In basic terms, you start out by telling Pandora about a favorite band, song, or type of music. It will then start a streaming music station based on that. It looks at elements typical of that music, and chooses items that are both stylistically related, and and that are appreciated by others who like the same kind of music. From there, it gets more hands-on. You can proceed by simply telling it whether or not you like the songs that are playing, and it will tailor further selections that way. Along with that, you can simply continue to enter favorite groups and songs directly into the system, and it will blend in those considerations. You can do this with a single music stream, or you can separate out several different ones along any criteria you wish (mood, genre, etc.). Myself, I just cram them all into one. Most of my circle of friends are into "musical whiplash", or rapid genre shifting when it comes to music. It comes from loading an eclectic music collection into a MP3 player and hitting random. Pandora lets you do that writ large, as well as throwing in music and artists that you may never have heard of or considered before.

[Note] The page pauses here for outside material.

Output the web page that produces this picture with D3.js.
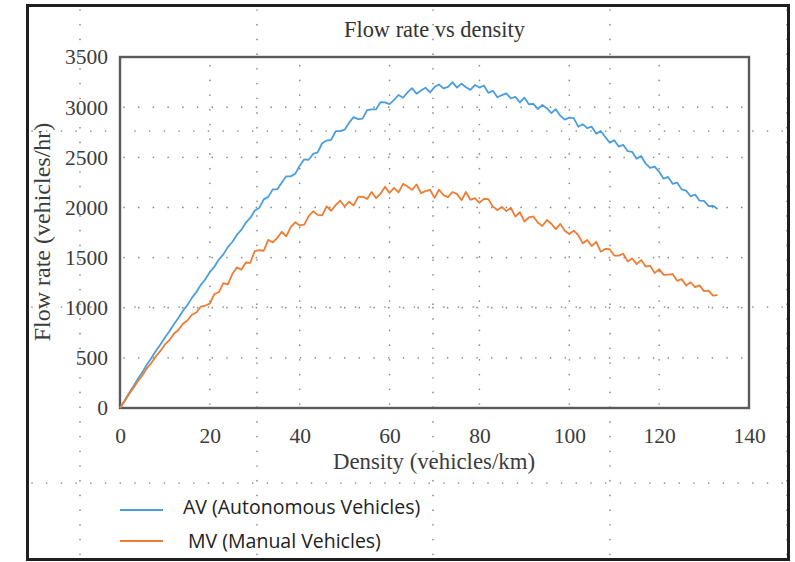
<!DOCTYPE html>
<html>
<head>
<meta charset="utf-8">
<script src="https://cdn.jsdelivr.net/npm/d3@7"></script>
<style>
  html, body { margin: 0; padding: 0; background: #fff; }
  svg { display: block; }
</style>
</head>
<body>
<svg id="chart" width="795" height="562"></svg>
<script>
// ---------------- DATA ----------------
const title = "Flow rate vs density";
const xTitle = "Density (vehicles/km)";
const yTitle = "Flow rate (vehicles/hr)";
const xTicks = [0, 20, 40, 60, 80, 100, 120, 140];
const yTicks = [0, 500, 1000, 1500, 2000, 2500, 3000, 3500];
const seriesNames = ["AV (Autonomous Vehicles)", " MV (Manual Vehicles)"];
const seriesColors = ["#4a9ede", "#ee7d33"];

// density values (vehicles/km), one reading per unit of density
const density = d3.range(0, 134);

// AV flow (vehicles/hr)
const avFlow = [
  0,72,148,217,292,358,433,499,570,633,703,766,836,898,970,1026,1098,1156,1228,1284,
  1356,1408,1480,1532,1604,1655,1726,1776,1848,1895,
  1970,1995,2080,2105,2180,2180,2245,2310,2310,2335,2415,2480,2475,2535,2548,2640,2667,2674,2760,2760,
  2775,2845,2900,2880,2885,2970,2977,2979,3051,3048,3030,3073,3121,3094,3147,3190,3133,3166,3194,3147,
  3200,3226,3187,3203,3249,3195,3234,3198,3172,3221,3195,3216,3142,3163,3099,3120,3138,3086,3104,3047,
  3095,3029,3033,2982,3021,2990,2940,2980,2915,2875,2895,2890,2805,2830,2790,2805,2734,2763,2702,2646,
  2670,2607,2624,2561,2553,2485,2513,2436,2394,2407,2355,2287,2304,2236,2248,2180,2168,2111,2129,2067,
  2065,2013,2016,1985
];

// MV flow (vehicles/hr)
const mvFlow = [
  0,66,137,200,270,327,396,450,517,569,634,676,741,778,840,872,930,952,1012,1022,
  1040,1137,1154,1246,1233,1335,1402,1379,1451,1448,1565,1574,1568,1677,1651,1695,1758,1711,1804,1852,
  1820,1829,1913,1962,1926,1920,2011,1967,2023,2069,2010,2057,2019,2106,2108,2085,2154,2093,2137,2206,
  2145,2195,2150,2235,2208,2175,2229,2143,2162,2176,2095,2176,2122,2103,2154,2135,2072,2154,2076,2093,
  2045,2086,2082,2008,1974,2005,1963,1996,1909,1952,1860,1900,1910,1850,1815,1875,1837,1784,1836,1768,
  1735,1769,1723,1642,1676,1615,1657,1559,1586,1583,1520,1519,1538,1462,1491,1435,1475,1410,1420,1345,
  1385,1327,1329,1336,1268,1285,1222,1254,1206,1223,1165,1170,1120,1125
];

// ---------------- LAYOUT ----------------
const svg = d3.select("#chart");
const W = 795, H = 562;
const plot = { left: 120, right: 749, top: 57, bottom: 408 };

const x = d3.scaleLinear().domain([0, 140]).range([plot.left, plot.right]);
const y = d3.scaleLinear().domain([0, 3500]).range([plot.bottom, plot.top]);

svg.append("rect").attr("width", W).attr("height", H).attr("fill", "#fff");

const dotStyle = sel => sel
  .attr("stroke", "#8c8c8c")
  .attr("stroke-width", 1.7)
  .attr("stroke-linecap", "round")
  .attr("stroke-dasharray", "0.01,14.7")
  .attr("fill", "none");

// background page grid (dotted), spans whole picture
const pageCols = [80, 257, 433, 610, 787];
const pageRows = [131, 307, 483];
const pg = svg.append("g");
pg.selectAll("line.pc").data(pageCols).join("line")
  .attr("x1", d => d).attr("x2", d => d).attr("y1", 10).attr("y2", 560).call(dotStyle);
pg.selectAll("line.pr").data(pageRows).join("line")
  .attr("y1", d => d).attr("y2", d => d).attr("x1", 32).attr("x2", 790).call(dotStyle);

// chart gridlines (dotted) inside the plot
const g = svg.append("g");
g.selectAll("line.gx").data(xTicks.filter(t => t > 0 && t < 140)).join("line")
  .attr("x1", d => x(d)).attr("x2", d => x(d))
  .attr("y1", plot.bottom - 4).attr("y2", plot.top + 4).call(dotStyle);
g.selectAll("line.gy").data(yTicks.filter(t => t > 0 && t < 3500)).join("line")
  .attr("y1", d => y(d)).attr("y2", d => y(d))
  .attr("x1", plot.left + 4).attr("x2", plot.right - 4).call(dotStyle);

// plot frame
svg.append("rect")
  .attr("x", plot.left).attr("y", plot.top)
  .attr("width", plot.right - plot.left).attr("height", plot.bottom - plot.top)
  .attr("fill", "none").attr("stroke", "#5a5a5a").attr("stroke-width", 2.4);

// axes
const serif = "'Liberation Serif', 'Times New Roman', serif";
const xAxis = svg.append("g").attr("transform", `translate(0,${plot.bottom})`)
  .call(d3.axisBottom(x).tickValues(xTicks).tickSize(0).tickPadding(20).tickFormat(d3.format("d")));
const yAxis = svg.append("g").attr("transform", `translate(${plot.left},0)`)
  .call(d3.axisLeft(y).tickValues(yTicks).tickSize(0).tickPadding(12).tickFormat(d3.format("d")));
[xAxis, yAxis].forEach(a => {
  a.select(".domain").remove();
  a.selectAll("text").attr("font-family", serif).attr("font-size", 21.5).attr("fill", "#3c3c3c");
});

// series lines
const line = d3.line().x((d, i) => x(density[i])).y(d => y(d));
[avFlow, mvFlow].forEach((s, k) => {
  svg.append("path").datum(s)
    .attr("d", line)
    .attr("fill", "none")
    .attr("stroke", seriesColors[k])
    .attr("stroke-width", 1.8)
    .attr("stroke-linejoin", "round");
});

// titles
svg.append("text").text(title)
  .attr("x", 434.5).attr("y", 37).attr("text-anchor", "middle")
  .attr("font-family", serif).attr("font-size", 22.4).attr("fill", "#333");
svg.append("text").text(xTitle)
  .attr("x", 434).attr("y", 469).attr("text-anchor", "middle")
  .attr("font-family", serif).attr("font-size", 22.8).attr("fill", "#3c3c3c");
svg.append("text").text(yTitle)
  .attr("transform", "translate(50,232) rotate(-90)").attr("text-anchor", "middle")
  .attr("font-family", serif).attr("font-size", 24).attr("fill", "#3c3c3c");

// legend
const legY = [510, 541];
const legTextX = [183, 183];
const legTextY = [514, 548];
seriesNames.forEach((name, k) => {
  svg.append("line")
    .attr("x1", 120).attr("x2", 163).attr("y1", legY[k]).attr("y2", legY[k])
    .attr("stroke", seriesColors[k]).attr("stroke-width", 2);
  svg.append("text").text(name)
    .attr("x", legTextX[k]).attr("y", legTextY[k])
    .attr("xml:space", "preserve").style("white-space", "pre")
    .attr("font-family", "'Open Sans', 'Noto Sans', sans-serif").attr("font-size", 19.5)
    .attr("fill", "#222");
});

// outer border
svg.append("rect")
  .attr("x", 27.5).attr("y", 5.5).attr("width", 761).attr("height", 554)
  .attr("fill", "none").attr("stroke", "#1e1e1e").attr("stroke-width", 3);
</script>
</body>
</html>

I'll admit, I have rapidly become addicted to the service. My favorite part is that you can ask the system why it chose a particular song, and it will give you a list of reasons, such as "...it features modern r&b stylings, funk influences, disco influences, a subtle use of vocal counterpoint, and a subtle use of vocal harmony", which happens to be playing as I write this. The new IPhone even has Pandora compatibility. I think it beats syncing a play list, hands-down. Check it out.

1 comment:

Coralius said...

Oy, no fair using my phrase without permission! Musical whiplash, indeed!